Records shown:
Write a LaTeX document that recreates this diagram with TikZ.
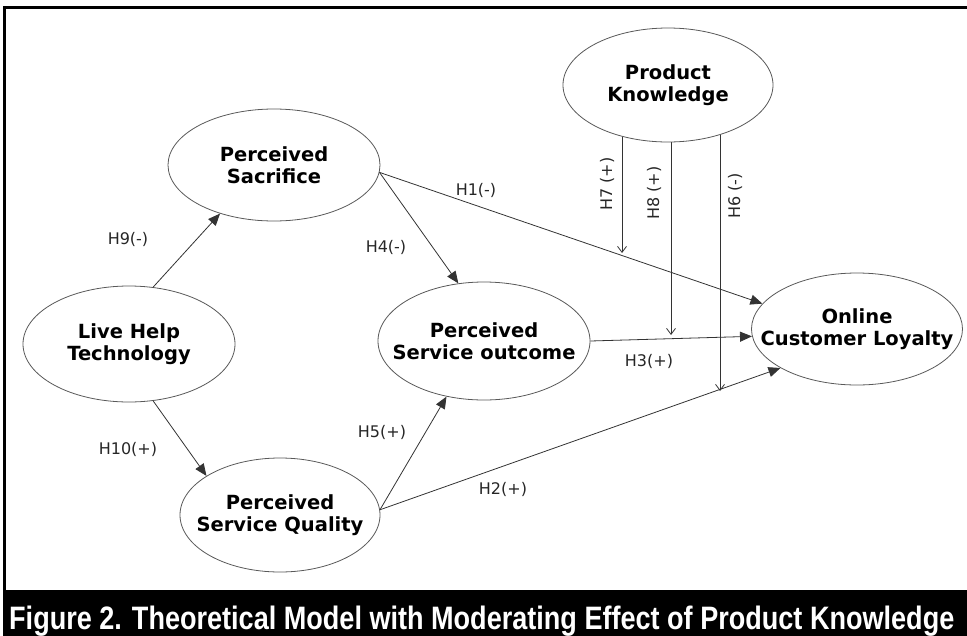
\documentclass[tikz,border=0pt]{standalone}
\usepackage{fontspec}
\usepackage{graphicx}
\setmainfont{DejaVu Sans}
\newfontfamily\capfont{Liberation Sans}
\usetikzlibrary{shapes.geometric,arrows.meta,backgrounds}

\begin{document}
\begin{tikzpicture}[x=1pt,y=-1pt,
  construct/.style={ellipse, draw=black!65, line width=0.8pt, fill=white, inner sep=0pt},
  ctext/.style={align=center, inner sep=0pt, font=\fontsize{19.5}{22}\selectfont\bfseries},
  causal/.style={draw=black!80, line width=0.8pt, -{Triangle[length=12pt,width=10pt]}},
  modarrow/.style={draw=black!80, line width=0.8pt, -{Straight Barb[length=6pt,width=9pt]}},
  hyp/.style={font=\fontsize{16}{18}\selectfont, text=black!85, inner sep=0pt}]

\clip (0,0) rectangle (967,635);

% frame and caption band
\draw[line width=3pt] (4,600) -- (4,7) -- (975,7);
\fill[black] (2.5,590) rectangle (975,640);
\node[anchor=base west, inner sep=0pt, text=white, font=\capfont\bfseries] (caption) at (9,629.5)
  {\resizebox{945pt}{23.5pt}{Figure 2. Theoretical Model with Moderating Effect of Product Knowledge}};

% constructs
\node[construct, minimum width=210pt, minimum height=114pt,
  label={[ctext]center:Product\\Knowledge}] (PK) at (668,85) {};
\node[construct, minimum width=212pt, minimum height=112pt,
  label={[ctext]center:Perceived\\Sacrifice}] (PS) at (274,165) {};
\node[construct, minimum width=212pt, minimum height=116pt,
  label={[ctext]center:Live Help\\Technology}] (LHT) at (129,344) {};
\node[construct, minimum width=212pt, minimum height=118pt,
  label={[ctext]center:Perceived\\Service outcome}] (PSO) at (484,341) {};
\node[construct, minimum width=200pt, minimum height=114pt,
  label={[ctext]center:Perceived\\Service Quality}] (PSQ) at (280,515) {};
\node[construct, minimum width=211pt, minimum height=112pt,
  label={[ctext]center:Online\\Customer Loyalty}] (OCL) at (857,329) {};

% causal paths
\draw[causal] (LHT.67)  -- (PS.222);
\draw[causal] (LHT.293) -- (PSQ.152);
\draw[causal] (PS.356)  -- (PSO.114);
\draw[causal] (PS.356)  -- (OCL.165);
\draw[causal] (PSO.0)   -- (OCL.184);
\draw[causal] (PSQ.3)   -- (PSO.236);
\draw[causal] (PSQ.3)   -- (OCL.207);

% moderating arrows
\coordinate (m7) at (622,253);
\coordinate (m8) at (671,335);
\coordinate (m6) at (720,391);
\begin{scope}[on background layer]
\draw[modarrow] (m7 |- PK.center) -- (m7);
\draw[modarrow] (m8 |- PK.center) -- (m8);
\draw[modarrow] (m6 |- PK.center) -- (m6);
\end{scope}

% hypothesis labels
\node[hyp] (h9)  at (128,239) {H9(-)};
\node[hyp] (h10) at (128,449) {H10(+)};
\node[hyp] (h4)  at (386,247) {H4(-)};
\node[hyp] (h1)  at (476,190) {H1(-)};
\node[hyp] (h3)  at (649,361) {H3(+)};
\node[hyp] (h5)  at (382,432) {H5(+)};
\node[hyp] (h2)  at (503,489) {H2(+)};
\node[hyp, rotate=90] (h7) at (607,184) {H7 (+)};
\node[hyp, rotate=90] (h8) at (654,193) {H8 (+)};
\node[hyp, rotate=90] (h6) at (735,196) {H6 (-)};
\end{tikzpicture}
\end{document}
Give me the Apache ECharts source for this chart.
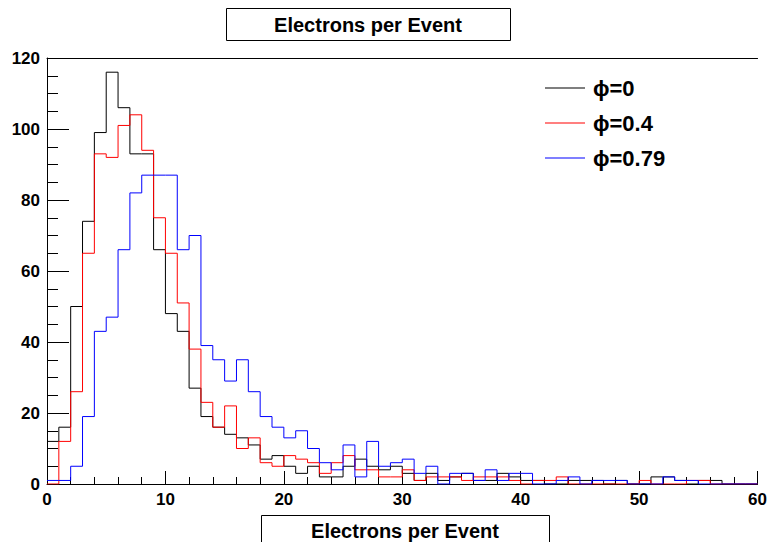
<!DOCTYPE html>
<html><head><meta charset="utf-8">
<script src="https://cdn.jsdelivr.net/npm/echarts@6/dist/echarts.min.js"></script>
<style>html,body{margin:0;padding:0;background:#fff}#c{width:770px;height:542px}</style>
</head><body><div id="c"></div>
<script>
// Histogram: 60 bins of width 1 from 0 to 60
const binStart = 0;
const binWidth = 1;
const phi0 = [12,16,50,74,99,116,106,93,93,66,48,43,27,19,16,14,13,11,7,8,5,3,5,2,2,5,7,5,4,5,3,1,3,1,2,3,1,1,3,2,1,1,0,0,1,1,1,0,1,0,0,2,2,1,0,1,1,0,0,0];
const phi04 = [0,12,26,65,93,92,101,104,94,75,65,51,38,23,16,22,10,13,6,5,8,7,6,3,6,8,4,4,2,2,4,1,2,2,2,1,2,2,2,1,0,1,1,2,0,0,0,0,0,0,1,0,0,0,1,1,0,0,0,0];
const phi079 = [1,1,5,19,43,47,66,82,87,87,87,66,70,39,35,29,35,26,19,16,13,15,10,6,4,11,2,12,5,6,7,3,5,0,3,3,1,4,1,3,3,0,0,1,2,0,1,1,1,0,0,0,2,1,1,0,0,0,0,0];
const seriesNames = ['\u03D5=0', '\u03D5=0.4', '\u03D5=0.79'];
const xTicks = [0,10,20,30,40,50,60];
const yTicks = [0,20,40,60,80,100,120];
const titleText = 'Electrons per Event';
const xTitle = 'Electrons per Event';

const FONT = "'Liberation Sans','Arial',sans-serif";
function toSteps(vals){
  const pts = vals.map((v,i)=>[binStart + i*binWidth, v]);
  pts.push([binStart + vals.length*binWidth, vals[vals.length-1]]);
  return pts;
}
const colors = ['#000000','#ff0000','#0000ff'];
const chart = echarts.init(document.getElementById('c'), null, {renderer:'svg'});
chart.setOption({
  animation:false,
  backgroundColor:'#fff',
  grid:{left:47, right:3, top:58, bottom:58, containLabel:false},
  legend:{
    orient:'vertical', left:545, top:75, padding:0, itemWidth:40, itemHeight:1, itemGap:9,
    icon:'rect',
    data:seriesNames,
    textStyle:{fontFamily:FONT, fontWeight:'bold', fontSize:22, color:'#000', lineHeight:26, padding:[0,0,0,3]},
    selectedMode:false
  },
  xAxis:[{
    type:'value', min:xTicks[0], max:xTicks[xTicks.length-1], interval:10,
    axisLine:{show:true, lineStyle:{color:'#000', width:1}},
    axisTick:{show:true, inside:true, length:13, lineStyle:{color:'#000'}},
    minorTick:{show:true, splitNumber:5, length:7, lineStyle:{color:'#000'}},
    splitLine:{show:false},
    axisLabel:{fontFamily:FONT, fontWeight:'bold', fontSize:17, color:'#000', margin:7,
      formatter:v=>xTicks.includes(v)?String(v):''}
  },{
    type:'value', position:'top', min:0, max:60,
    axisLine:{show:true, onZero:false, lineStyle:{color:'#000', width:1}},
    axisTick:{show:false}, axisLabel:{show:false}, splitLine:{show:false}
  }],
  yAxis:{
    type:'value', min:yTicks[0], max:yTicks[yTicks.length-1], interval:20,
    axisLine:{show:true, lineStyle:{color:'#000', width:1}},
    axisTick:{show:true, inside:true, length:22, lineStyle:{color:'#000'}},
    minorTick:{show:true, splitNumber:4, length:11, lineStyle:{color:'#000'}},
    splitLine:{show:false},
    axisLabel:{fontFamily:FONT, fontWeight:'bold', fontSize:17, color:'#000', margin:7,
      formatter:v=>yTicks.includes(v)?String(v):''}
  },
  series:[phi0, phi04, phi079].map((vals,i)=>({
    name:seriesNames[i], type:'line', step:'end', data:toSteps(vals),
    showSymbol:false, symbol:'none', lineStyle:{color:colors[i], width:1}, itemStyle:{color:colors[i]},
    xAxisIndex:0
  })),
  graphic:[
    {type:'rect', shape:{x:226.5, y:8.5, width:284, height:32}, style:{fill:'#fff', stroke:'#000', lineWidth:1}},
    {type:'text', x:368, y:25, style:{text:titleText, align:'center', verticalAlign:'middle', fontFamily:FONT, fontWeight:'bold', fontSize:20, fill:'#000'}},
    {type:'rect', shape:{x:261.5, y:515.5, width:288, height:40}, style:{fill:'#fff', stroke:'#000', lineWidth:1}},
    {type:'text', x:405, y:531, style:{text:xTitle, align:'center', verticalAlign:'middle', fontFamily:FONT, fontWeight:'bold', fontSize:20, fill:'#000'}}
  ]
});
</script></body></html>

What is needed:
Copy every single line of the material above that holds "with".

Answer in full:
Write a LaTeX document that recreates this diagram with TikZ.
  {\resizebox{945pt}{23.5pt}{Figure 2. Theoretical Model with Moderating Effect of Product Knowledge}};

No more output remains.